North

Alaska Inupiaq man can stay in Aklavik with his family, for now

The deportation order against an Inupiaq man living in the Northwest Territories has been deferred, his lawyer says.

The deportation order against an Inupiaq man living in the N.W.T. has been deferred, lawyer says

A man and woman share a big arms-over-shoulders hug. The man is smiling.
Herman Oyagak, right, embraces his wife, Carol Oyagak. Herman, an Inupiaq man living in the N.W.T., has had his deportation to Alaska deferred. (Submitted by Nick Sowsun)

The deportation order against an Inupiaq man living in the Northwest Territories has been deferred, his lawyer says. 

In 2018, Herman Oyagak travelled across the Arctic by snowmobile from Alaska so he could live with his wife, Carol Oyagak, in her home community of Aklavik, N.W.T., about 200 kilometres north of the Arctic Circle. 

Three years later, the Canada Border Services Agency (CBSA) moved to deport him, and he was arrested, taken to Yellowknife, and released on bond. Oyagak was to be deported to Juneau, Alaska, on Dec. 13.

In a press release Thursday, Oyagak's lawyer, Nick Sowsun, announced that the border agency had deferred the deportation order the previous day.

"We are pleased to announce that ... Herman's immediate removal from Canada was cancelled," wrote Sowsun in the press release.
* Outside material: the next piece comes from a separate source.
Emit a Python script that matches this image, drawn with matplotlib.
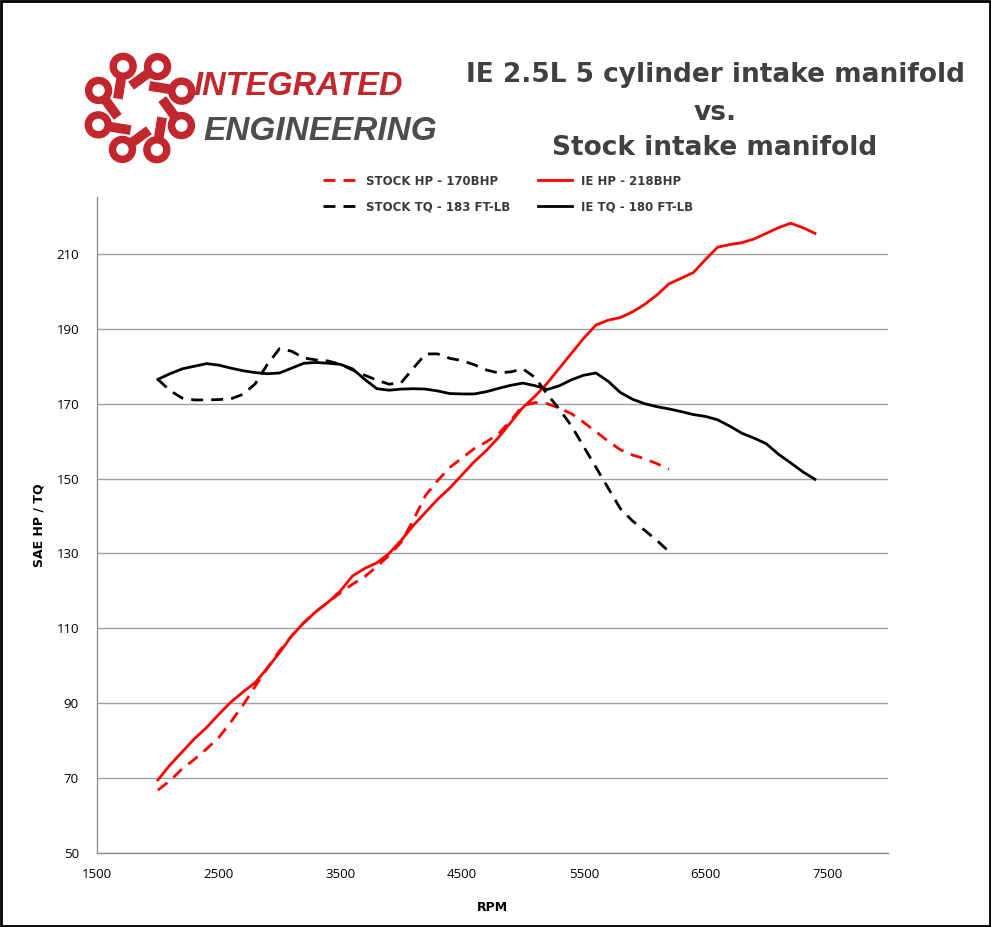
import numpy as np
import matplotlib
matplotlib.use('Agg')
import matplotlib.pyplot as plt
from matplotlib.patches import Rectangle, Circle

# %% dati
rpm_ie = [2000, 2100, 2200, 2300, 2400, 2500, 2600, 2700, 2800, 2900,
          3000, 3100, 3200, 3300, 3400, 3500, 3600, 3700, 3800, 3900,
          4000, 4100, 4200, 4300, 4400, 4500, 4600, 4700, 4800, 4900,
          5000, 5100, 5200, 5300, 5400, 5500, 5600, 5700, 5800, 5900,
          6000, 6100, 6200, 6300, 6400, 6500, 6600, 6700, 6800, 6900,
          7000, 7100, 7200, 7300, 7400]
ie_hp = [69.5, 73.5, 77.0, 80.5, 83.5, 87.0, 90.3, 93.0, 95.5, 99.4,
         103.5, 108.0, 111.5, 114.5, 117.0, 120.0, 124.0, 126.0, 127.5, 130.0,
         133.5, 137.5, 141.0, 144.5, 147.5, 151.0, 154.5, 157.5, 161.0, 165.0,
         169.0, 172.0, 175.5, 179.5, 183.5, 187.5, 191.0, 192.3, 193.0, 194.5,
         196.5, 199.0, 202.0, 203.5, 205.0, 208.5, 211.8, 212.5, 213.0, 214.0,
         215.5, 217.0, 218.2, 217.0, 215.5]
ie_tq = [176.5, 178.0, 179.3, 180.0, 180.7, 180.3, 179.5, 178.8, 178.3, 178.0,
         178.2, 179.5, 180.8, 181.0, 180.8, 180.5, 179.3, 176.5, 174.0, 173.6,
         173.9, 174.0, 173.9, 173.4, 172.7, 172.6, 172.6, 173.2, 174.1, 174.9,
         175.5, 174.8, 173.8, 174.8, 176.4, 177.6, 178.2, 176.0, 173.0, 171.2,
         170.0, 169.2, 168.6, 167.9, 167.1, 166.6, 165.7, 164.0, 162.1, 160.8,
         159.3, 156.5, 154.2, 151.8, 149.8]

rpm_stock = [2000, 2100, 2200, 2300, 2400, 2500, 2600, 2700, 2800, 2900,
             3000, 3100, 3200, 3300, 3400, 3500, 3600, 3700, 3800, 3900,
             4000, 4100, 4200, 4300, 4400, 4500, 4600, 4700, 4800, 4900,
             5000, 5100, 5200, 5300, 5400, 5500, 5600, 5700, 5800, 5900,
             6000, 6100, 6200]
stock_hp = [66.8, 69.3, 72.5, 75.0, 77.8, 80.8, 85.0, 89.5, 94.5, 99.4,
            104.0, 108.0, 111.5, 114.5, 117.0, 119.5, 121.8, 123.8, 126.5, 129.5,
            133.0, 139.0, 145.5, 149.5, 153.0, 155.5, 158.0, 159.8, 162.0, 165.5,
            169.5, 170.3, 170.0, 168.8, 167.3, 165.0, 162.5, 160.0, 157.7, 156.3,
            155.3, 154.0, 152.5]
stock_tq = [176.5, 173.5, 171.5, 171.0, 171.0, 171.1, 171.3, 172.5, 175.3, 180.5,
            184.7, 184.0, 182.2, 181.7, 181.4, 180.5, 179.0, 177.6, 176.3, 175.2,
            175.6, 179.5, 183.3, 183.3, 182.1, 181.5, 180.4, 179.0, 178.2, 178.5,
            179.3, 177.0, 172.5, 168.5, 164.0, 158.5, 153.0, 147.5, 142.0, 138.7,
            136.2, 133.5, 130.5]

x_ticks = [1500, 2500, 3500, 4500, 5500, 6500, 7500]
y_ticks = [50, 70, 90, 110, 130, 150, 170, 190, 210]

etichette = ['STOCK HP - 170BHP', 'STOCK TQ - 183 FT-LB',
             'IE HP - 218BHP', 'IE TQ - 180 FT-LB']

titolo = ['IE 2.5L 5 cylinder intake manifold', 'vs.', 'Stock intake manifold']

# %% figura
W, H = 991, 927
fig = plt.figure(figsize=(W / 100, H / 100), dpi=100)
fig.patch.set_facecolor('white')

# asse di sfondo in pixel per logo e cornice
bg = fig.add_axes([0, 0, 1, 1], zorder=0)
bg.set_xlim(0, W)
bg.set_ylim(H, 0)
bg.axis('off')

rosso_logo = '#c1272d'
grigio_logo = '#4d4d4d'

# logo: ruota di bielle
cx, cy = 140, 108
for k in range(8):
    a = np.deg2rad(-112 + k * 45)
    b = a - np.deg2rad(45)
    x1, y1 = cx + 45 * np.cos(a), cy + 45 * np.sin(a)
    x0, y0 = cx + 24 * np.cos(b), cy + 24 * np.sin(b)
    bg.plot([x0, x1], [y0, y1], color=rosso_logo, lw=7, solid_capstyle='butt', zorder=1)
    bg.add_patch(Circle((x1, y1), 13, color=rosso_logo, zorder=2))
    bg.add_patch(Circle((x1, y1), 5.5, color='white', zorder=3))

fam_logo = ['Liberation Sans Narrow', 'Liberation Sans', 'DejaVu Sans']
bg.text(193, 86, 'INTEGRATED', fontsize=23.5, fontweight='bold', style='italic',
        family=fam_logo, color=rosso_logo, ha='left', va='center')
bg.text(203, 131, 'ENGINEERING', fontsize=24, fontweight='bold', style='italic',
        family=fam_logo, color=grigio_logo, ha='left', va='center')

# titolo
for testo, yy in zip(titolo, [75, 113, 148]):
    bg.text(715, yy, testo, fontsize=19, fontweight='bold', color='#404040',
            ha='center', va='center', family='DejaVu Sans')

# cornice nera
bg.add_patch(Rectangle((0.5, 0.5), W - 1.5, H - 1.5, fill=False, ec='black', lw=2))

# grafico
ax = fig.add_axes([97 / W, 1 - 853 / H, (888 - 97) / W, (853 - 197) / H], zorder=1)
ax.patch.set_alpha(0)

ax.plot(rpm_stock, stock_hp, color='#ff0000', lw=2, dashes=(4.3, 2.9), label=etichette[0])
ax.plot(rpm_stock, stock_tq, color='black', lw=2, dashes=(4.3, 2.9), label=etichette[1])
ax.plot(rpm_ie, ie_hp, color='#ff0000', lw=2, label=etichette[2])
ax.plot(rpm_ie, ie_tq, color='black', lw=2, label=etichette[3])

ax.set_xlim(1500, 8000)
ax.set_ylim(50, 225.2)
ax.set_xticks(x_ticks)
ax.set_yticks(y_ticks)
ax.grid(axis='y', color='#a0a0a0', lw=1)
ax.set_axisbelow(True)
ax.tick_params(length=0, labelsize=9.5)
ax.tick_params(axis='x', pad=11)
ax.tick_params(axis='y', pad=13)
for lab in ax.get_xticklabels() + ax.get_yticklabels():
    lab.set_family('Open Sans')
for s in ['top', 'right']:
    ax.spines[s].set_visible(False)
for s in ['left', 'bottom']:
    ax.spines[s].set_color('#909090')
    ax.spines[s].set_linewidth(1)

ax.set_xlabel('RPM', fontsize=9, fontweight='bold', labelpad=14)
ax.set_ylabel('SAE HP / TQ', fontsize=9, fontweight='bold', labelpad=8)

ax.legend(ncol=2, loc='center', bbox_to_anchor=((508 - 97) / (888 - 97), 1 + 3 / 656),
          frameon=False, prop={'weight': 'bold', 'size': 8.5}, labelcolor='#3a3a3a',
          handlelength=2.9, handletextpad=0.7, columnspacing=2.4, labelspacing=1.1)

plt.savefig('out.png', dpi=100)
But the deferral of Oyagak's active deportation order is a temporary measure, and the border agency could still "move to deport him again at any moment." 

Sowsun said Oyagak must still prove his case to remain in Canada. 

Sowsun said Oyagak's right to live in Aklavik with his wife and family flows from the "rights of Indigenous person to engage in their traditional practices, even where that involved crossing borders in order to hunt, fish, participate in celebrations, marry, and engage in cross-familial relationships or activities."

"We remain concerned that Canadian border authorities felt it appropriate to put Herman and his family through the stress of impending deportation," Sowsun said, "waiting until his lawyers threatened to launch a constitutional challenge to immigration legislation before backing down moments before the challenge was set to be filed."